(WASHINGTON) -- Sen. Jay Rockefeller doesn't believe the tap water for 300,000 in West Virginia is safe to use a month after a massive chemical spill in his state put it at risk. And with ongoing uncertainty over the water supply in Kanawha Valley, the lawmaker says he won't trust investigators' assurances, given the state's history of "lack of regulatory control."
"No, I don't, and even if some expert group told me it was safe I don't think I'd believe it," he told ABC affiliate station WCHS-TV Friday, adding "They can say it's not hazardous or this or that, but it doesn't mean anything."
The West Virginia Department of Environmental Protection and federal Centers for Disease Control and Prevention have asserted that levels of the chemical 4-methylcyclohexane methanol, or MCHM, are at acceptable or non-detectable levels in the affected counties. But the Democrat says 50 years of public service in the state, which is known for its relationship with energy industries, has left him skeptical.
"It just gets into the degree of control that corporations have over people," he said. "They dominate in West Virginia’s life. Governors get elected — and I was a governor once — and they appoint people to regulatory jobs who helped them in campaigns. What does that tell you?"
On Jan. 9, Freedom Industries reported its chemical processing plant in Charleston had leaked up to 5,000 gallons of MCHM, used in coal processing, into the Elk River. The company later upped that number to 10,000 gallons and announced two weeks later that a smaller amount of a second chemical, a mixture of propylene glycol phenyl ether, or PPH, and dipropylene glycol phenyl ether had escaped from the same tank.
Rockefeller said the fact that the containers at the facility had not been inspected since 1991 was "absolutely astounding."
Rockefeller along with fellow West Virginia Sen. Joe Manchin and Senate Environmental Committee chair Barbara Boxer have authored legislation to strengthen inspections of above-ground chemical containers such as the Freedom Industries plant, and to require industries to develop state-approved disaster response plans. The three Democrats’ bill is undergoing committee review.
Few health studies have been done regarding the substances, and while the water ban has been lifted, the CDC has suggested — "out of an abundance of caution" — that pregnant women avoid consuming the water.

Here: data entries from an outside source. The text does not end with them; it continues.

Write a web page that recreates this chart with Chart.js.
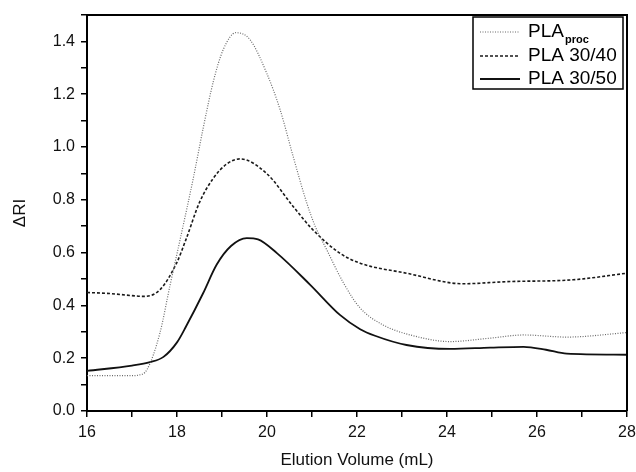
<!DOCTYPE html>
<html>
<head>
<meta charset="utf-8">
<script src="https://cdn.jsdelivr.net/npm/chart.js@4/dist/chart.umd.min.js"></script>
<style>
  html, body { margin: 0; padding: 0; background: #fff; }
  #wrap { width: 636px; height: 472px; }
</style>
</head>
<body>
<div id="wrap"><canvas id="gpc"></canvas></div>
<script>
// GPC traces, elution volume (mL) vs refractive index signal
const procX = [16.0, 16.6, 17.0, 17.15, 17.33, 17.62, 17.84, 18.07, 18.36, 18.58, 18.81, 19.03, 19.31, 19.62, 19.99, 20.29, 20.58, 20.88, 21.07, 21.33, 21.7, 22.07, 22.58, 23.25, 24.07, 24.96, 25.7, 26.66, 28.0];
const procY = [0.134, 0.134, 0.134, 0.136, 0.156, 0.295, 0.472, 0.65, 0.88, 1.07, 1.25, 1.37, 1.433, 1.407, 1.281, 1.142, 0.965, 0.79, 0.70, 0.61, 0.485, 0.39, 0.326, 0.285, 0.263, 0.276, 0.288, 0.28, 0.297];

const pla3040X = [16.0, 16.5, 17.0, 17.25, 17.62, 17.99, 18.2, 18.5, 18.8, 19.1, 19.4, 19.99, 20.58, 21.0, 21.6, 22.07, 23.1, 24.36, 25.33, 26.8, 28.0];
const pla3040Y = [0.449, 0.445, 0.437, 0.434, 0.459, 0.56, 0.65, 0.79, 0.88, 0.935, 0.955, 0.90, 0.775, 0.69, 0.60, 0.56, 0.522, 0.482, 0.49, 0.497, 0.522];

const pla3050X = [16.0, 17.0, 17.4, 17.7, 18.0, 18.2, 18.58, 18.88, 19.2, 19.55, 19.8, 20.22, 20.96, 21.62, 22.07, 22.4, 23.1, 24.07, 24.96, 25.7, 26.2, 26.66, 28.0];
const pla3050Y = [0.152, 0.172, 0.185, 0.205, 0.26, 0.32, 0.446, 0.554, 0.625, 0.655, 0.65, 0.598, 0.478, 0.364, 0.31, 0.285, 0.25, 0.235, 0.24, 0.243, 0.232, 0.217, 0.213];

const seriesNames = ['PLA_proc', 'PLA 30/40', 'PLA 30/50'];

const FONT = '"Liberation Sans", Arial, sans-serif';

const toPoints = (xs, ys) => xs.map((x, i) => ({ x, y: ys[i] }));

// top/right frame of the plot box
const frame = {
    id: 'frame',
    afterDatasetsDraw(chart) {
        const { ctx, chartArea: a } = chart;
        ctx.save();
        ctx.strokeStyle = '#000';
        ctx.lineWidth = 2;
        ctx.beginPath();
        ctx.moveTo(a.left, a.top);
        ctx.lineTo(a.right, a.top);
        ctx.lineTo(a.right, a.bottom);
        ctx.stroke();
        ctx.restore();
    }
};

// boxed legend in the upper right, with a subscript for the first entry
const boxLegend = {
    id: 'boxLegend',
    afterDraw(chart) {
        const { ctx, chartArea: a } = chart;
        const right = a.right - 4, top = a.top + 2;
        const left = right - 150, bottom = top + 72;
        ctx.save();
        ctx.fillStyle = '#fff';
        ctx.fillRect(left, top, right - left, bottom - top);
        ctx.strokeStyle = '#000';
        ctx.lineWidth = 1.5;
        ctx.strokeRect(left, top, right - left, bottom - top);

        const rows = [top + 15, top + 39, top + 62];
        chart.data.datasets.forEach((ds, i) => {
            const y = rows[i];
            ctx.strokeStyle = ds.borderColor;
            ctx.lineWidth = ds.borderWidth;
            ctx.setLineDash(ds.borderDash || []);
            ctx.beginPath();
            ctx.moveTo(left + 7, y);
            ctx.lineTo(left + 47, y);
            ctx.stroke();
            ctx.setLineDash([]);

            ctx.fillStyle = '#000';
            ctx.textBaseline = 'middle';
            ctx.font = '19px ' + FONT;
            const tx = left + 55;
            const parts = ds.label.split('_');
            ctx.fillText(parts[0], tx, y);
            if (parts[1]) {
                const w = ctx.measureText(parts[0]).width;
                ctx.font = 'bold 11px ' + FONT;
                ctx.fillText(parts[1], tx + w + 1, y + 8);
            }
        });
        ctx.restore();
    }
};

new Chart(document.getElementById('gpc'), {
    type: 'line',
    data: {
        datasets: [
            {
                label: seriesNames[0],
                data: toPoints(procX, procY),
                borderColor: '#6a6a6a',
                borderWidth: 1.2,
                borderDash: [1, 1.5]
            },
            {
                label: seriesNames[1],
                data: toPoints(pla3040X, pla3040Y),
                borderColor: '#1a1a1a',
                borderWidth: 1.6,
                borderDash: [3, 2]
            },
            {
                label: seriesNames[2],
                data: toPoints(pla3050X, pla3050Y),
                borderColor: '#111',
                borderWidth: 1.8
            }
        ]
    },
    options: {
        responsive: true,
        maintainAspectRatio: false,
        animation: false,
        layout: { padding: { top: 15, right: 9, left: 0, bottom: 0 } },
        elements: {
            point: { radius: 0 },
            line: { cubicInterpolationMode: 'monotone', fill: false }
        },
        plugins: {
            legend: { display: false },
            tooltip: { enabled: false }
        },
        scales: {
            x: {
                type: 'linear',
                min: 16,
                max: 28,
                afterFit: s => {
                    s.height = 61;
                    s.paddingLeft = 0;
                    s.paddingRight = 0;
                },
                border: { color: '#000', width: 2 },
                grid: { drawOnChartArea: false, drawTicks: true, tickLength: 6, color: '#000', lineWidth: 1.5 },
                ticks: {
                    stepSize: 1,
                    autoSkip: false,
                    maxRotation: 0,
                    padding: 6,
                    color: '#111',
                    font: { family: FONT, size: 16 },
                    callback: v => (Math.round(v) % 2 === 0 ? String(v) : '')
                },
                title: {
                    display: true,
                    text: 'Elution Volume (mL)',
                    color: '#111',
                    font: { family: FONT, size: 17 },
                    padding: { top: 0, bottom: 1 }
                }
            },
            y: {
                min: 0,
                max: 1.5,
                afterFit: s => {
                    s.width = 87;
                    s.paddingTop = 0;
                    s.paddingBottom = 0;
                },
                border: { color: '#000', width: 2 },
                grid: { drawOnChartArea: false, drawTicks: true, tickLength: 6, color: '#000', lineWidth: 1.5 },
                ticks: {
                    stepSize: 0.1,
                    autoSkip: false,
                    padding: 6,
                    color: '#111',
                    font: { family: FONT, size: 16 },
                    callback: v => {
                        const t = Math.round(v * 10);
                        return t % 2 === 0 && t < 15 ? (t / 10).toFixed(1) : '';
                    }
                },
                title: {
                    display: true,
                    text: 'ΔRI',
                    color: '#111',
                    font: { family: FONT, size: 17 },
                    padding: { top: 10, bottom: 0 }
                }
            }
        }
    },
    plugins: [frame, boxLegend]
});
</script>
</body>
</html>
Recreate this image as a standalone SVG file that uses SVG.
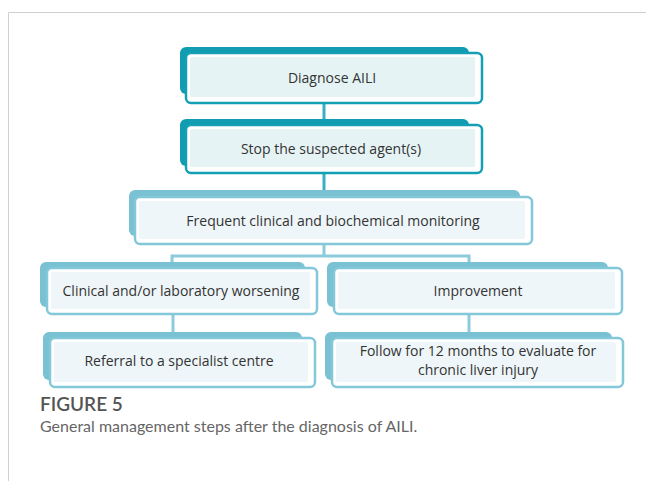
<svg xmlns="http://www.w3.org/2000/svg" width="646" height="481" viewBox="0 0 646 481">
<style>
.txt{font-family:"Open Sans","Liberation Sans",sans-serif;font-size:14px;fill:#333;text-anchor:middle}
.backD{fill:#109db2}
.frontD{fill:#fff;stroke:#139fb4;stroke-width:2.5}
.innerD{fill:#e6f3f5}
.backL{fill:#79c1d3}
.frontL{fill:#fff;stroke:#82c8d9;stroke-width:2.5}
.innerL{fill:#eef6f9}
.conD{stroke:#3aaec2;stroke-width:3;fill:none}
.conL{stroke:#8ccbdb;stroke-width:3;fill:none}
.cap1{font-family:Lato,"Open Sans",sans-serif;font-size:19px;fill:#555;font-weight:600}
.cap2{font-family:Lato,"Open Sans",sans-serif;font-size:16px;fill:#666}
</style>
<rect width="646" height="481" fill="#fff"/>
<path d="M8.5 481 V12.5 H646" fill="none" stroke="#d0d0d0" stroke-width="1"/>
<g id="connectors">
<path class="conD" d="M324 103 V120"/>
<path class="conD" d="M324 173 V191"/>
<path class="conL" d="M324 245 V256 M172 264 V256 H469 V264"/>
<path class="conL" d="M173 315 V334"/>
<path class="conL" d="M469 315 V334"/>
</g>
<g id="n1">
<rect class="backD" x="180" y="47" width="289" height="47" rx="6"/>
<rect class="frontD" x="186" y="53" width="296" height="50" rx="5"/>
<rect class="innerD" x="190" y="57" width="285" height="40" rx="2"/>
<text class="txt" x="332" y="83">Diagnose AILI</text>
</g>
<g id="n2">
<rect class="backD" x="180" y="119" width="289" height="47" rx="6"/>
<rect class="frontD" x="186" y="125" width="296" height="48" rx="5"/>
<rect class="innerD" x="190" y="129" width="285" height="38" rx="2"/>
<text class="txt" x="331" y="154">Stop the suspected agent(s)</text>
</g>
<g id="n3">
<rect class="backL" x="129" y="190" width="391" height="46" rx="6"/>
<rect class="frontL" x="135" y="197" width="397" height="47" rx="5"/>
<rect class="innerL" x="139" y="201" width="386" height="38" rx="2"/>
<text class="txt" x="333" y="226">Frequent clinical and biochemical monitoring</text>
</g>
<g id="n4">
<rect class="backL" x="40" y="262" width="265" height="45" rx="6"/>
<rect class="frontL" x="47" y="268" width="270" height="46" rx="5"/>
<rect class="innerL" x="51" y="272" width="259" height="37" rx="2"/>
<text class="txt" x="181" y="296">Clinical and/or laboratory worsening</text>
</g>
<g id="n5">
<rect class="backL" x="43" y="332" width="259" height="48" rx="6"/>
<rect class="frontL" x="50" y="338" width="265" height="49" rx="5"/>
<rect class="innerL" x="54" y="342" width="254" height="40" rx="2"/>
<text class="txt" x="179" y="366">Referral to a specialist centre</text>
</g>
<g id="n6">
<rect class="backL" x="327" y="262" width="281" height="45" rx="6"/>
<rect class="frontL" x="334" y="268" width="288" height="46" rx="5"/>
<rect class="innerL" x="338" y="272" width="277" height="37" rx="2"/>
<text class="txt" x="478" y="296">Improvement</text>
</g>
<g id="n7">
<rect class="backL" x="325" y="332" width="287" height="48" rx="6"/>
<rect class="frontL" x="332" y="338" width="291" height="49" rx="5"/>
<rect class="innerL" x="336" y="342" width="280" height="40" rx="2"/>
<text class="txt" x="478" y="356">Follow for 12 months to evaluate for</text>
<text class="txt" x="478" y="375">chronic liver injury</text>
</g>
<text class="cap1" x="40" y="411">FIGURE 5</text>
<text class="cap2" x="40" y="432">General management steps after the diagnosis of AILI.</text>
</svg>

Residents have reported symptoms including nausea and rashes, although health officials stress they have not found a direct link to the chemical. Meanwhile, a lingering "licorice" smell, the tell-tale sign of the contaminant, persists in some faucets and forced the temporary closure of some elementary schools this week. Some free water distribution centers have remained open in the valley.
Rockefeller told the station some constituents have told him they may leave the area altogether.
"They're mostly people with very young babies," he said. "They look to a future of this kind of lack of regulatory control and discipline and they say, 'Where I live is less important than my children grow up healthy.'"
The sentiment matches discussions ABC News has had with some West Virginians in the weeks since the spill.
But life in Kanawha Valley has slowly come back to normal for most residents. Restaurants are open, the business district of state capital Charleston is back in operation, and the water distribution centers are quietly shutting down.
"With all the scientific evidence we have, with everything that numerous people have worked on so far I can say that you can use your water however you like," Dr. Tanja Popovic of the CDC said in a Wednesday news conference. "You can drink it, you can bath in it, you can use it how you like."
Regardless, Kanawha County's top public health official, Dr. Rahul Gupta, remains an outspoken critic of the dismissal of the water crisis. In an interview with ABC News Thursday, the executive director of the Kanawha-Charleston Health Department said the long-term effects of MCHM are yet to be known.
"The symptoms that may develop on exposure in the short run may not necessarily be tied to the long-term impact of the exposure of this chemical," he said. "So to me it is very important that we take a serious look at working to find out what the long-term impact of this chemical is. I think it would be a mistake to dismiss the long term impact of this chemical without knowing the realities."
Gupta says that even if the water is ultimately safe to drink, some people may still be susceptible to the odor.
"Water is not supposed to have that smell. That's one of those conditioned responses from us as humans that it's not something we're used to smelling," he said. "As long as it smells, people have a feeling that, 'it's in my water' and as long as it's in the water people are having a difficult time drinking the fluid such as water that is smelling, myself included."
Freedom Industries has filed for bankruptcy and is the subject of a criminal investigation.